Ce récit autobiographique de Bill Kouélany est d’une sincérité impressionnante. Il est la marque de l’audace et du courage d’une femme qui dévoile le monde sous son regard sans crainte d’être jugée, tout en prenant le soin de ne pas violer la sacralité des faits historiques. Son écriture est une arme pour la liberté. La liberté d’être soi, la liberté et le souhait de vivre dans une Afrique paisible, sans des guerres parfois nombrilistes qui font autant de mal aux populations. C’est ainsi qu’elle évoque longuement dans le texte, les guerres les plus corrosives, certainement, qui ont trempé le Congo-Brazzaville dans le sang depuis la Conférence nationale souveraine. Ce texte est donc parallèlement un rappel historique. Il est, au-delà de son aspect autobiographique, un enseignement judicieux sur les réalités sociales, culturelles et politiques de son pays, où l’alternance au pouvoir est souvent entravée par des querelles d’appartenances identitaires. Pour cela, l’art ne se fait pas pour plaire à certains dont on craindrait de dévoiler les cruautés pour une raison ou une autre. Il est l’expression du monde dans toute sa nudité, aussi laide qu’elle soit, pense Bill Kouélany.

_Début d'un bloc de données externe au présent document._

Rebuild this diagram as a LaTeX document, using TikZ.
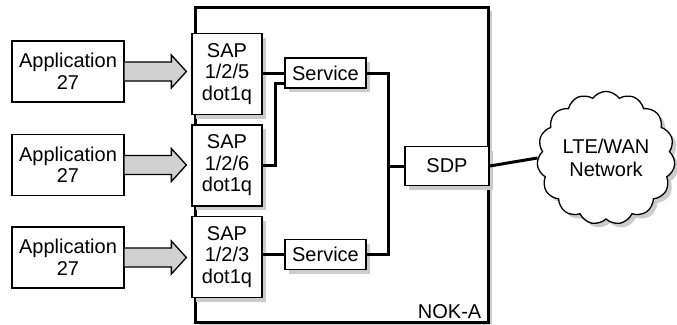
\documentclass[tikz,border=0pt]{standalone}
\usepackage{fontspec}
\setmainfont{Liberation Sans}
\usetikzlibrary{shapes.symbols,shadows,calc}

\tikzset{
  shade/.style={drop shadow={shadow xshift=4pt, shadow yshift=-4pt, fill=black!20, opacity=1}},
  app/.style={draw=black, line width=1.3pt, fill=white, align=center, inner sep=0pt,
    minimum width=112pt, minimum height=61pt, font=\fontsize{20}{21.5}\selectfont},
  sap/.style={app, shade, minimum width=70pt, minimum height=81pt},
  svc/.style={app, shade, minimum width=81pt, minimum height=30pt},
  link/.style={line width=3pt, black},
  fat/.style={draw=black, line width=1.3pt, fill=black!18, line join=miter},
}

\begin{document}
\begin{tikzpicture}[x=1pt, y=-1pt]
  \useasboundingbox (0,0) rectangle (677,324);

  % NOK-A chassis
  \node[draw=black, line width=3pt, fill=white, shade, minimum width=293pt, minimum height=315pt] (nok) at (341.5,164.5) {};
  \node[anchor=south east, inner sep=0pt, font=\fontsize{20}{22}\selectfont] (noklbl) at ([xshift=-8pt, yshift=5pt]nok.south east) {NOK-A};

  % Applications
  \node[app] (app1) at (68,71.5) {Application\\27};
  \node[app] (app2) at (68,165) {Application\\27};
  \node[app] (app3) at (68,257.5) {Application\\27};

  % SAPs
  \node[sap] (sap1) at (227,74) {SAP\\1/2/5\\dot1q};
  \node[sap] (sap2) at (227,165.5) {SAP\\1/2/6\\dot1q};
  \node[sap] (sap3) at (227,257) {SAP\\1/2/3\\dot1q};

  % Services and SDP
  \node[svc] (svc1) at (325.5,73) {Service};
  \node[svc] (svc2) at (325.5,254.5) {Service};
  \node[svc, minimum width=84pt, minimum height=39pt] (sdp) at (447,166) {SDP};

  % Network
  \node[cloud, cloud puffs=15, cloud puff arc=110, draw=black, line width=1.3pt, fill=white, shade,
    minimum width=138pt, minimum height=117pt, align=center, inner sep=0pt,
    font=\fontsize{20}{23}\selectfont] (wan) at (606,158) {LTE/WAN\\Network};

  % fat arrows
  \foreach \i in {1,2,3} {
    \draw[fat] ($(app\i.east)+(0,-9.5)$) -- ($(app\i.east -| sap\i.west)+(-20,-9.5)$)
      -- ($(app\i.east -| sap\i.west)+(-20,-16.5)$) -- ($(app\i.east -| sap\i.west)+(-5,0)$)
      -- ($(app\i.east -| sap\i.west)+(-20,16.5)$) -- ($(app\i.east -| sap\i.west)+(-20,9.5)$)
      -- ($(app\i.east)+(0,9.5)$);
  }

  % links
  \coordinate (bus) at (388,166);
  \draw[link] (sap1.east |- svc1.west) -- (svc1.west);
  \draw[link] (sap2.east) -- ++(13,0) |- ([yshift=-10pt]svc1.west);
  \draw[link] (sap3.east |- svc2.west) -- (svc2.west);
  \draw[link] (svc1.east) -| (bus);
  \draw[link] (svc2.east) -| (bus);
  \draw[link] (bus) -- (sdp.west);
  \draw[link] (sdp.east) -- (wan.west);

\end{tikzpicture}
\end{document}
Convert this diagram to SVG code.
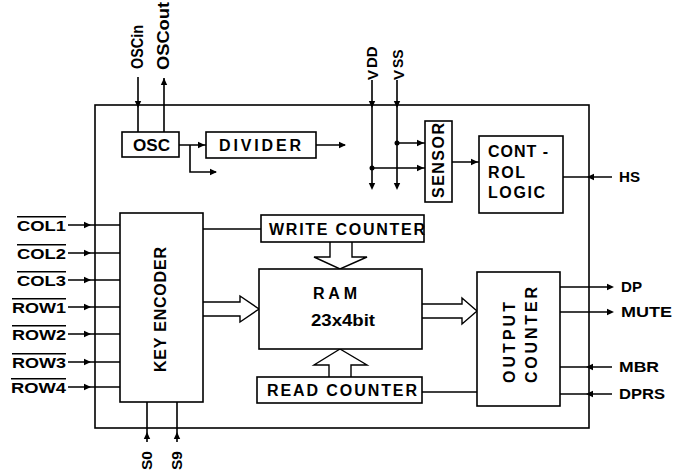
<svg xmlns="http://www.w3.org/2000/svg" xmlns:xlink="http://www.w3.org/1999/xlink" width="673" height="472" viewBox="0 0 673 472">
<style>
.b{fill:#fff;stroke:#000;stroke-width:1.6}
.w{fill:none;stroke:#000;stroke-width:1.6}
.h{fill:#fff;stroke:#000;stroke-width:1.4;stroke-linejoin:miter}
text{font-family:"Liberation Sans",Arial,sans-serif;font-weight:bold;font-size:16px;fill:#000}
.l{font-size:15px}
.ov{text-decoration:overline;font-size:15px}
</style>
<defs>
<path id="ah" d="M0,0 L-7,-3.2 L-7,3.2 Z" fill="#000"/>
</defs>
<rect x="95" y="105" width="494" height="323" class="w"/>
<g id="connectors">
<path class="w" d="M138,77 V132 M164,132 V78"/>
<use xlink:href="#ah" transform="translate(138,108) rotate(90)"/>
<use xlink:href="#ah" transform="translate(164,78) rotate(-90)"/>
<path class="w" d="M179,145 H206 M190,145 V172 H216 M316,145 H345"/>
<use xlink:href="#ah" transform="translate(205,145)"/>
<use xlink:href="#ah" transform="translate(217,172)"/>
<use xlink:href="#ah" transform="translate(346,145)"/>
<path class="w" d="M372,80 V188 M397,80 V188 M397,143 H425 M372,168 H425 M452,162 H479"/>
<use xlink:href="#ah" transform="translate(372,108) rotate(90)"/>
<use xlink:href="#ah" transform="translate(397,108) rotate(90)"/>
<use xlink:href="#ah" transform="translate(372,190) rotate(90)"/>
<use xlink:href="#ah" transform="translate(397,190) rotate(90)"/>
<use xlink:href="#ah" transform="translate(424,143)"/>
<use xlink:href="#ah" transform="translate(424,168)"/>
<use xlink:href="#ah" transform="translate(478,162)"/>
<circle cx="397" cy="143" r="2.5"/>
<circle cx="372" cy="168" r="2.5"/>
<path class="w" d="M563,177 H612"/>
<use xlink:href="#ah" transform="translate(587,177) rotate(180)"/>
<path class="w" d="M68,225 H120 M68,253 H120 M68,280 H120 M68,307 H120 M68,334 H120 M68,362 H120 M68,387 H120"/>
<use xlink:href="#ah" transform="translate(91,225)"/>
<use xlink:href="#ah" transform="translate(91,253)"/>
<use xlink:href="#ah" transform="translate(91,280)"/>
<use xlink:href="#ah" transform="translate(91,307)"/>
<use xlink:href="#ah" transform="translate(91,334)"/>
<use xlink:href="#ah" transform="translate(91,362)"/>
<use xlink:href="#ah" transform="translate(91,387)"/>
<path class="w" d="M147,402 V442 M177,402 V442"/>
<use xlink:href="#ah" transform="translate(147,432) rotate(-90)"/>
<use xlink:href="#ah" transform="translate(177,432) rotate(-90)"/>
<path class="w" d="M203,229 H261 M422,392 H477"/>
<path class="w" d="M560,287 H612 M560,312 H612 M560,367 H612 M560,394 H612"/>
<use xlink:href="#ah" transform="translate(614,287)"/>
<use xlink:href="#ah" transform="translate(614,312)"/>
<use xlink:href="#ah" transform="translate(586,367) rotate(180)"/>
<use xlink:href="#ah" transform="translate(586,394) rotate(180)"/>
<path class="h" d="M330,242 V257 H314 L340,269 L367,257 H352 V242"/>
<path class="h" d="M329,377 V365 H314 L340,349 L367,365 H351 V377"/>
<path class="h" d="M203,302 H240 V296 L259,309 L240,322 V316 H203"/>
<path class="h" d="M422,304 H462 V298 L477,311 L462,324 V318 H422"/>
</g>
<g id="osc"><rect x="122" y="132" width="57" height="25" class="b"/><text x="133" y="151" textLength="37" lengthAdjust="spacingAndGlyphs">OSC</text></g>
<g id="divider"><rect x="206" y="132" width="110" height="26" class="b"/><text x="219" y="151" textLength="82" lengthAdjust="spacing">DIVIDER</text></g>
<g id="sensor"><rect x="425" y="121" width="27" height="81" class="b"/><text transform="translate(444,198) rotate(-90)" font-size="15" textLength="75" lengthAdjust="spacing">SENSOR</text></g>
<g id="control"><rect x="479" y="136" width="84" height="77" class="b"/>
<text x="488" y="157" textLength="60" lengthAdjust="spacing">CONT -</text>
<text x="488" y="178" textLength="37" lengthAdjust="spacing">ROL</text>
<text x="488" y="198" textLength="57" lengthAdjust="spacing">LOGIC</text></g>
<g id="keyenc"><rect x="120" y="213" width="83" height="189" class="b"/><text transform="translate(166,372) rotate(-90)" textLength="125" lengthAdjust="spacing">KEY ENCODER</text></g>
<g id="writec"><rect x="261" y="215" width="163" height="27" class="b"/><text x="269" y="235" textLength="156" lengthAdjust="spacing">WRITE COUNTER</text></g>
<g id="ram"><rect x="259" y="269" width="163" height="80" class="b"/><text x="313" y="299" textLength="44" lengthAdjust="spacing">RAM</text><text x="311" y="326" textLength="64" lengthAdjust="spacingAndGlyphs">23x4bit</text></g>
<g id="readc"><rect x="257" y="377" width="165" height="26" class="b"/><text x="267" y="396" textLength="150" lengthAdjust="spacing">READ COUNTER</text></g>
<g id="outc"><rect x="477" y="272" width="83" height="134" class="b"/>
<text transform="translate(515,383) rotate(-90)" textLength="81" lengthAdjust="spacing">OUTPUT</text>
<text transform="translate(537,383) rotate(-90)" textLength="96" lengthAdjust="spacing">COUNTER</text></g>
<g id="labels">
<text transform="translate(143,69) rotate(-90)" textLength="44" lengthAdjust="spacingAndGlyphs">OSCin</text>
<text transform="translate(169,70) rotate(-90)" textLength="68" lengthAdjust="spacingAndGlyphs">OSCout</text>
<text class="l" transform="translate(378,80) rotate(-90)">V<tspan dy="-1" dx="2">DD</tspan></text>
<text class="l" transform="translate(404,80) rotate(-90)">V<tspan dy="-1" dx="2" font-size="14">SS</tspan></text>
<text class="l" x="619" y="182" textLength="21" lengthAdjust="spacingAndGlyphs">HS</text>
<text class="l" x="621" y="292" textLength="21" lengthAdjust="spacingAndGlyphs">DP</text>
<text class="l" x="621" y="317" textLength="51" lengthAdjust="spacingAndGlyphs">MUTE</text>
<text class="l" x="619" y="372" textLength="40" lengthAdjust="spacingAndGlyphs">MBR</text>
<text class="l" x="619" y="399" textLength="46" lengthAdjust="spacingAndGlyphs">DPRS</text>
<text class="ov" x="17" y="231" textLength="49" lengthAdjust="spacingAndGlyphs">COL1</text>
<text class="ov" x="17" y="259" textLength="49" lengthAdjust="spacingAndGlyphs">COL2</text>
<text class="ov" x="17" y="286" textLength="49" lengthAdjust="spacingAndGlyphs">COL3</text>
<text class="ov" x="12" y="313" textLength="54" lengthAdjust="spacingAndGlyphs">ROW1</text>
<text class="ov" x="12" y="340" textLength="54" lengthAdjust="spacingAndGlyphs">ROW2</text>
<text class="ov" x="12" y="368" textLength="54" lengthAdjust="spacingAndGlyphs">ROW3</text>
<text class="ov" x="11" y="393" textLength="55" lengthAdjust="spacingAndGlyphs">ROW4</text>
<text class="l" transform="translate(152,470) rotate(-90)" textLength="19" lengthAdjust="spacingAndGlyphs">S0</text>
<text class="l" transform="translate(182,470) rotate(-90)" textLength="19" lengthAdjust="spacingAndGlyphs">S9</text>
</g>
</svg>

Ce n’est pas l’art qui est moche, mais le sujet traité. L’art ne fait pas mal, c’est ce qui fait mal qui fait l’art. Mon art est un puzzle de tous ceux qui croisent mon chemin. Je ne cite pas ces hommes politiques, ils se citent eux-mêmes parce qu’ils sont entrés dans le déroulement de ma vie. Cette guerre, je l’ai vécue. J’ai éprouvé les bombardements, j’ai vu des cadavres, j’ai connu la faim et la soif, j’ai été privée de ma liberté fondamentale de circuler. Sa cruauté n’a rien d’imaginaire. Cette guerre m’a été imposée et j’ai fait le choix de ne pas la subir, de l’utiliser à mon avantage. Au fond, je remercie ces hommes politiques.